Jianhua Lv’s team at Hebei University of Technology has realized green, low-energy production of e-grade carbonate with reactive distillation technology at its core, along with a new type of solid catalyst, which has been licensed to Shaanxi Beiyuan Chemical Group Co Ltd (pictured).Credit: Shaanxi Beiyuan Chemical Group Co Ltd
Electricity infrastructure has gone through significant changes recently with a conspicuous shift towards renewable energy in the grid. China, for example, is planning to double its wind and solar power capacity by 2025. This helps bring into focus the engineering challenges of these new power systems.
Research at Hebei University of Technology (HEBUT) covers the full spectrum of intelligent electrical engineering, from the basics of advanced insulating materials and design of new power equipment, to the reliability and intelligence of electrical equipment in complex systems.

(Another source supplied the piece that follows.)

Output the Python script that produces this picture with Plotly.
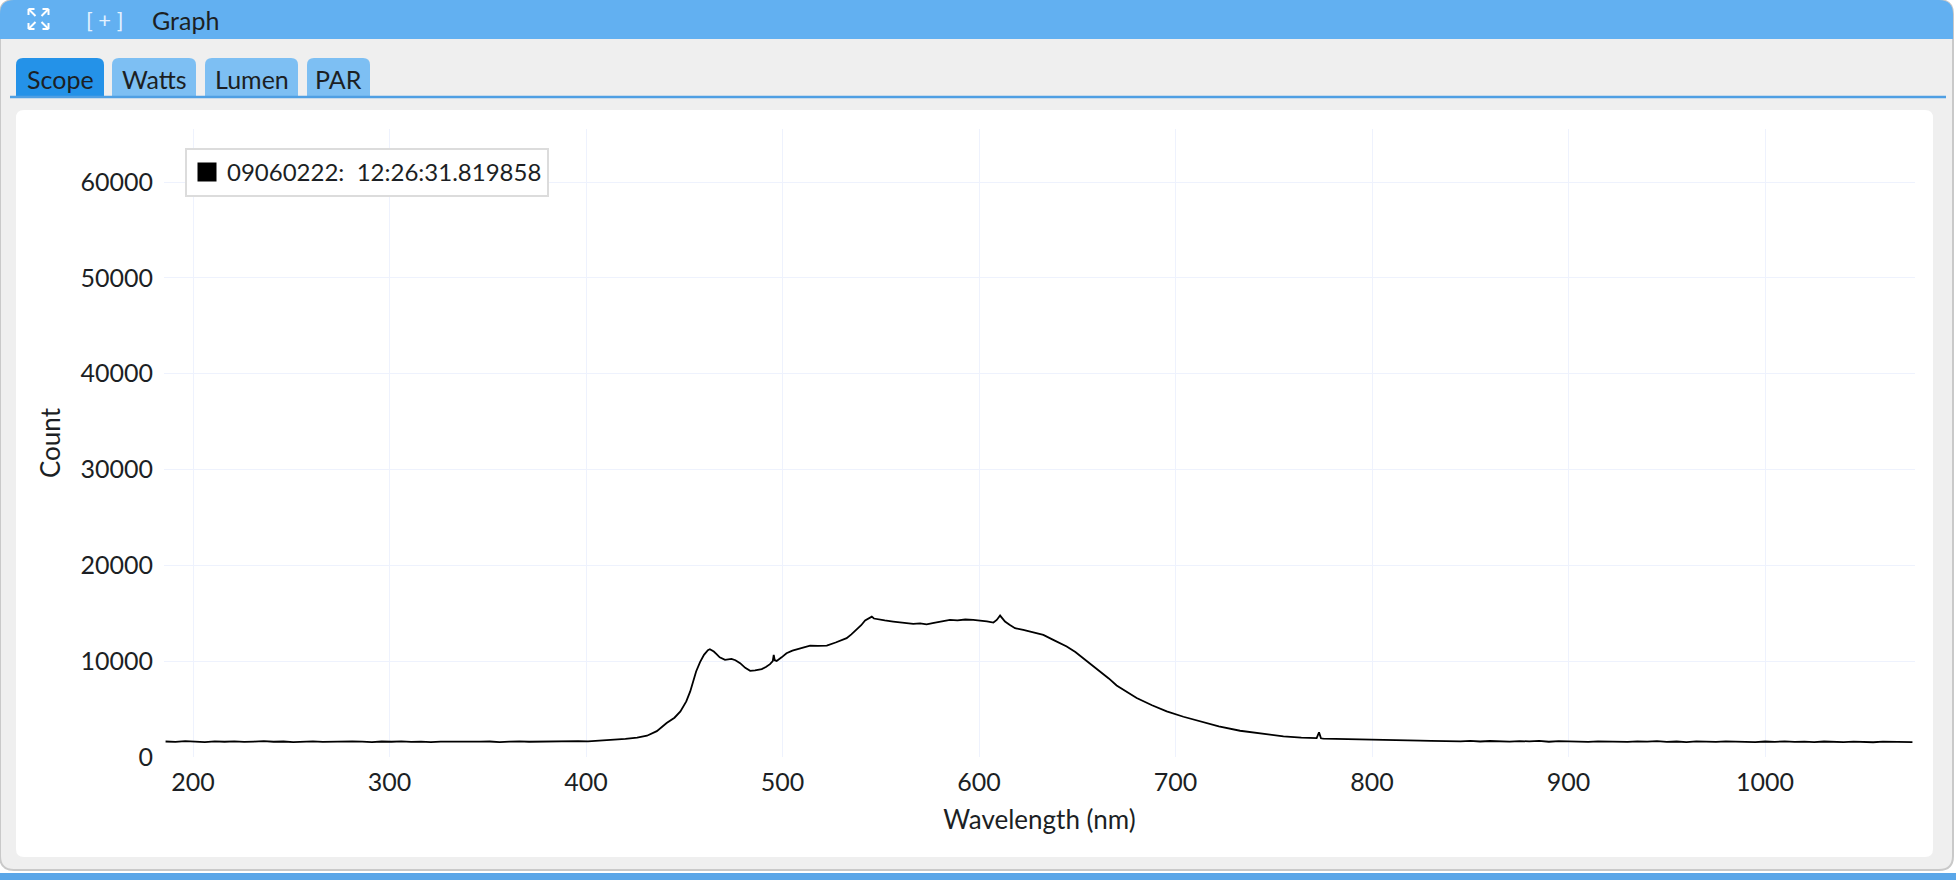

HEBUT’s Collaborative Innovation Center has contributed to the setting of eight national standards for low-voltage electrical apparatus. Research by the centre covers areas such as advanced insulation material design, multi-motor coordinated control and reliability improvement, system status assessment and reliability evaluation have also been applied in power grids, oil fields, steel manufacture and railway systems by companies, including Shanghai World Expo, Capital Airport, Mount Everest Communication Base Station and Shanghai-Tong Railway.

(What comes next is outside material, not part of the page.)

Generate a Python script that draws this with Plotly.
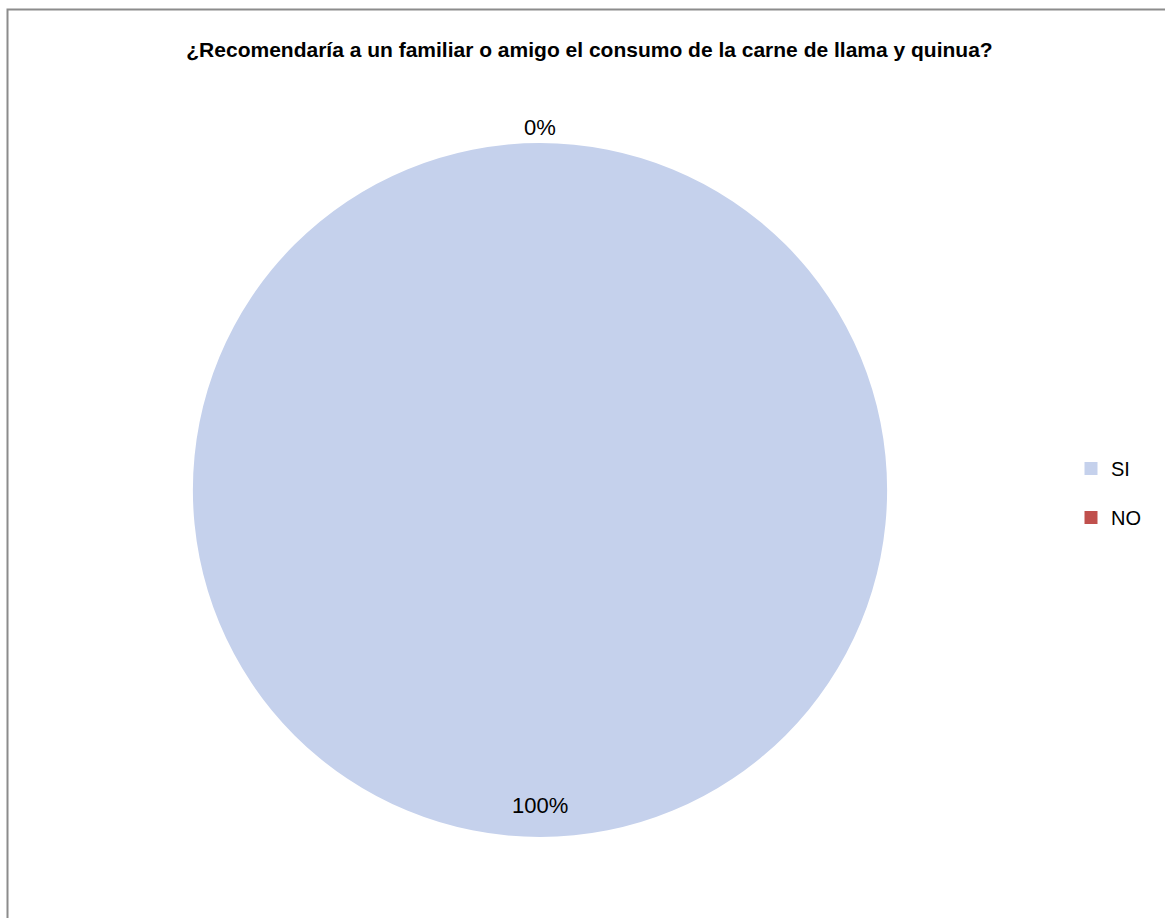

One notable innovation is a 3D magnetic characteristic test simulation theoretical system and experimental method. This system has broken new ground in the science of material simulation technology, particularly in the intelligent manufacturing of advanced low-energy electrical equipment.
“This work can help enhance the intelligent design of large-scale electrical equipment, digital simulation and low-carbon operation,” says Yongjian Li, a professor at HEBUT’s school of electrical engineering. The technology has been adopted in China’s 1,000kV ultra-high voltage transmission demonstration.
Carbon capture
China’s goal to hit peak carbon emissions by 2030 and carbon neutrality before 2060 is reflected in HEBUT’s research aims. HEBUT has constructed a series of monoatomic catalysts by modulating the electronic states of monometallic atoms, and has made great strides toward making use of CO2 by directly and efficiently converting it into high-value-added chemicals, such as CO or urea, through an electrochemical reduction method.
“Improving the efficiency of CO2 electrocatalysis and the selectivity of the target products is key to making use of CO2,” says Boxiong Shen, a professor at HEBUT. “Overcoming the key challenges of this technology will have a far-reaching impact reducing dependence on fossil energy sources, and environmental pollution,” he adds.
The university has developed new technology for using carbon dioxide on a large scale. The on-site method uses waste acid and organic matter from chemical plants, as well as CO2 from tail gas, to synthesize high value-added electrolytes. A series of patented technologies based on this have been licensed to Shaanxi Beiyuan Chemical Industry Group Company Limited under a lucrative contract.